Backpacker lodge on tourist town’s central fringe for sale
Backpacker lodge on tourist town’s central
fringe placed on the market for
sale
A strong-performing backpackers
accommodation hostel in the Coromandel tourist township of
Whitianga has been placed on the market for sale.
Turtle Cove Backpackers sits on edge of Whitianga township’s central business district, and is a purpose-built accommodation venue with multiple separate buildings licensed to sleep up 62 people.
The 430 square metres of lodge buildings sitting on 1624 square metres of freehold land split over adjoining land titles zoned commercial 8A. Turtle Cove’s 16-room inventory is configured to support a range of occupancies – ranging from single-sex and mixed gender bunk style dormitories and single rooms, through to stand-alone share twin and double rooms.
Turtle Cove sits across two adjoining sites – 12 and 14 Bryce Street – with unfenced access between the rear of the two properties so that guests can move freely between their accommodation units and the backpackers’ communal living and recreational spaces.
The 12 Bryce Street address contains an owner/manager’s residence as well as two en-suite family bedrooms sustaining a total of 12 beds. Portable cabin bedrooms are situated at the rear of the section to increase the site’s accommodation inventory. Turtle Cove backpackers owns two of the cabins, while the other four are leased.
Guest services within the Turtle Cove Backpackers
business include:
• A fully equipped kitchen with gas
hobs, ovens and extensive food preparation
benching
• Separate male and female bathroom
facilities
• A laundry room
• TV
lounge
and
• A large covered outdoor area on a
concreted floor plate.
The Turtle Cove Backpackers land, buildings and business at 12 – 14 Bryce Street are being jointly marketed for sale by Bayleys Whitianga and Bayleys Hamilton at auction at 11am on May 17. Salespeople Belinda Sammons and Josh Smith said the breadth of room sizes at the Whitianga property meant the business could service single travelers, couples, and even families.
“Turtle Cove is a stereo-typical New Zealand backpacker accommodation venue – catering to the budget end of the free independent traveler market in a style which has been immensely popular since the 1970s, and shows no sign of changing,” Mr Smith said.
“From a demographic perspective, Turtle Cove, like many backpacker establishments of its ilk, is now attracting a generation of backpackers who first enjoyed the free-spirited style of accommodation some 30 or 40 years ago.
“Now, still wanting to hold onto that free-spirited environment during their travels, those former guests are coming back as middle-aged adults with their children, who will probably in turn go on to become the next generation of backpacker guests.”

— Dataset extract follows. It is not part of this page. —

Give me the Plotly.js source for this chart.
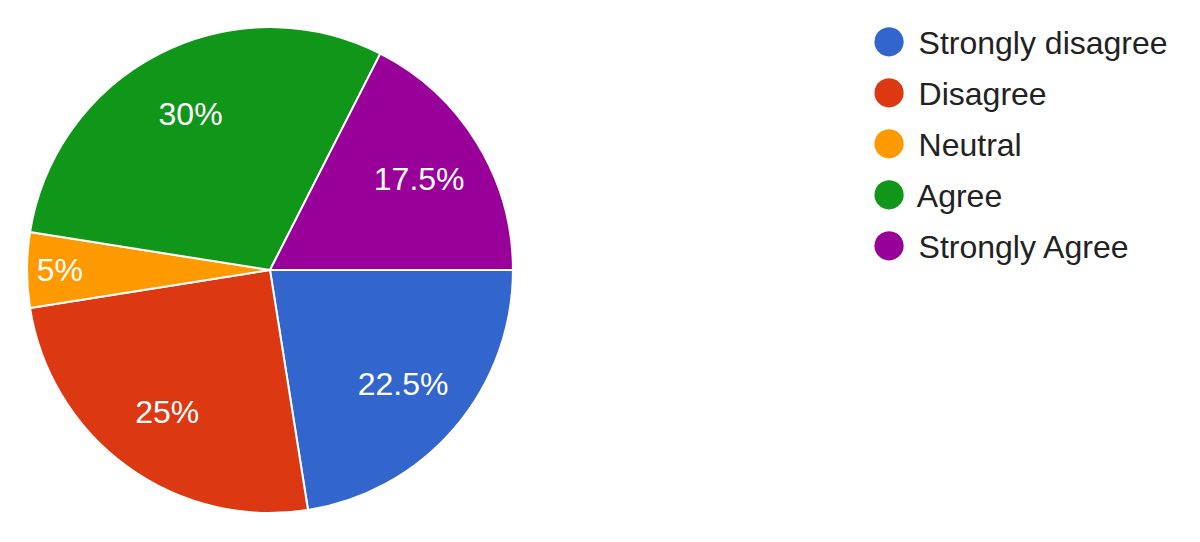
<!DOCTYPE html>
<html>
<head>
<meta charset="utf-8">
<script src="https://cdn.plot.ly/plotly-3.0.1.min.js"></script>
<style>
  html, body { margin: 0; padding: 0; background: #fff; }
  #chart { width: 1200px; height: 542px; }
</style>
</head>
<body>
<div id="chart"></div>
<script>
var labels = ['Strongly disagree', 'Disagree', 'Neutral', 'Agree', 'Strongly Agree'];
var shares = [22.5, 25, 5, 30, 17.5];
var colors = ['#3366cc', '#dc3912', '#ff9900', '#109618', '#990099'];

var pieDomain = { x: [0.0225, 0.4275], y: [0.0535, 0.95] };
var labelFont = { color: '#ffffff', size: 32, family: 'Liberation Sans, Arial, sans-serif' };

// the coloured slices
var pieTrace = {
  type: 'pie',
  labels: labels,
  values: shares,
  sort: false,
  direction: 'clockwise',
  rotation: 90,
  marker: { colors: colors, line: { color: '#ffffff', width: 2 } },
  textinfo: 'none',
  showlegend: false,
  domain: pieDomain,
  hoverinfo: 'label+percent'
};

// same slices, see-through ring on top: puts the % labels further out like google charts
var labelRing = {
  type: 'pie',
  labels: labels,
  values: shares,
  sort: false,
  direction: 'clockwise',
  rotation: 90,
  hole: 0.44,
  marker: { colors: colors.map(function() { return 'rgba(0,0,0,0)'; }), line: { width: 0 } },
  texttemplate: '%{value}%',
  textposition: 'inside',
  insidetextorientation: 'horizontal',
  insidetextfont: labelFont,
  showlegend: false,
  domain: pieDomain,
  hoverinfo: 'skip'
};

// legend-only traces so the legend shows big round markers
var legendTraces = labels.map(function(label, i) {
  return {
    type: 'scatter',
    mode: 'none',
    x: [null],
    y: [null],
    name: '<span style="color:' + colors[i] + ';font-size:68px;baseline-shift:-7px">●</span> ' + label,
    legendgroup: 'g' + i,
    hoverinfo: 'skip'
  };
});

var layout = {
  width: 1200,
  height: 542,
  margin: { l: 0, r: 0, t: 0, b: 0 },
  paper_bgcolor: '#ffffff',
  plot_bgcolor: '#ffffff',
  xaxis: { visible: false },
  yaxis: { visible: false },
  showlegend: true,
  legend: {
    x: 0.6905,
    y: 0.9745,
    xanchor: 'left',
    yanchor: 'top',
    font: { family: 'Liberation Sans, Arial, sans-serif', size: 32, color: '#222222' },
    tracegroupgap: 6.5,
    itemwidth: 30,
    bgcolor: 'rgba(0,0,0,0)'
  }
};

Plotly.newPlot('chart', [pieTrace, labelRing].concat(legendTraces), layout, { displayModeBar: false, staticPlot: true });
</script>
</body>
</html>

Chattels within the freehold going concern business sale include the stoves and fridges/freezers servicing the communal kitchen, the furnishings within the communal lounge, the tables and chairs in the covered outdoor dining/socialising deck area, commercial-grade washing machines and driers, all the back-office operations and accounting systems, all bedding linen and Manchester, and a cupboard full of spades for digging holes at the famous thermally-irrigated Hot Water Beach nearby.
Ms Sammons said Tte Turtle Cove Backpackers business ran as a commercial ‘lifestyle’ enterprise - staffed by an owner/operator full-time manager and housekeeper, supported by part-time housekeepers and cleaners brought in as occupancy levels demand.
“As with most accommodation businesses, Turtle Cove Backpackers tracks its busiest trading period over the December to March summer phase where the occupancy level regularly sits at around 82 percent,” she said.
Latest commercial
accommodation data from Stats NZ for the Coromandel region
for the year ending February 2018 show that visitor guest
nights at backpackers were up 3.7 percent year-on-year to
80,690 bookings, with the average length of stay being 1.83
nights per venue.
Capacity in the sector remained
virtually the same. Nightly rack rates at Turtle Cove
Backpackers range from $25 for shared dormitory through to
$195 for a private six-person family room with
ensuite.
“Turtle Cove Backpackers is in a fortunate location – being the closest accommodation venue of its type to the commercial heart of Whitianga with the pillar retail amenities such as supermarkets, bars, convenience food outlets, and liquor retailers which backpackers frequently use during their stays,” Ms Sammons said.
The popular Turtle Cove Backpackers accommodation hostel in the Coromandel tourist township of Whitianga has been placed on the market for sale.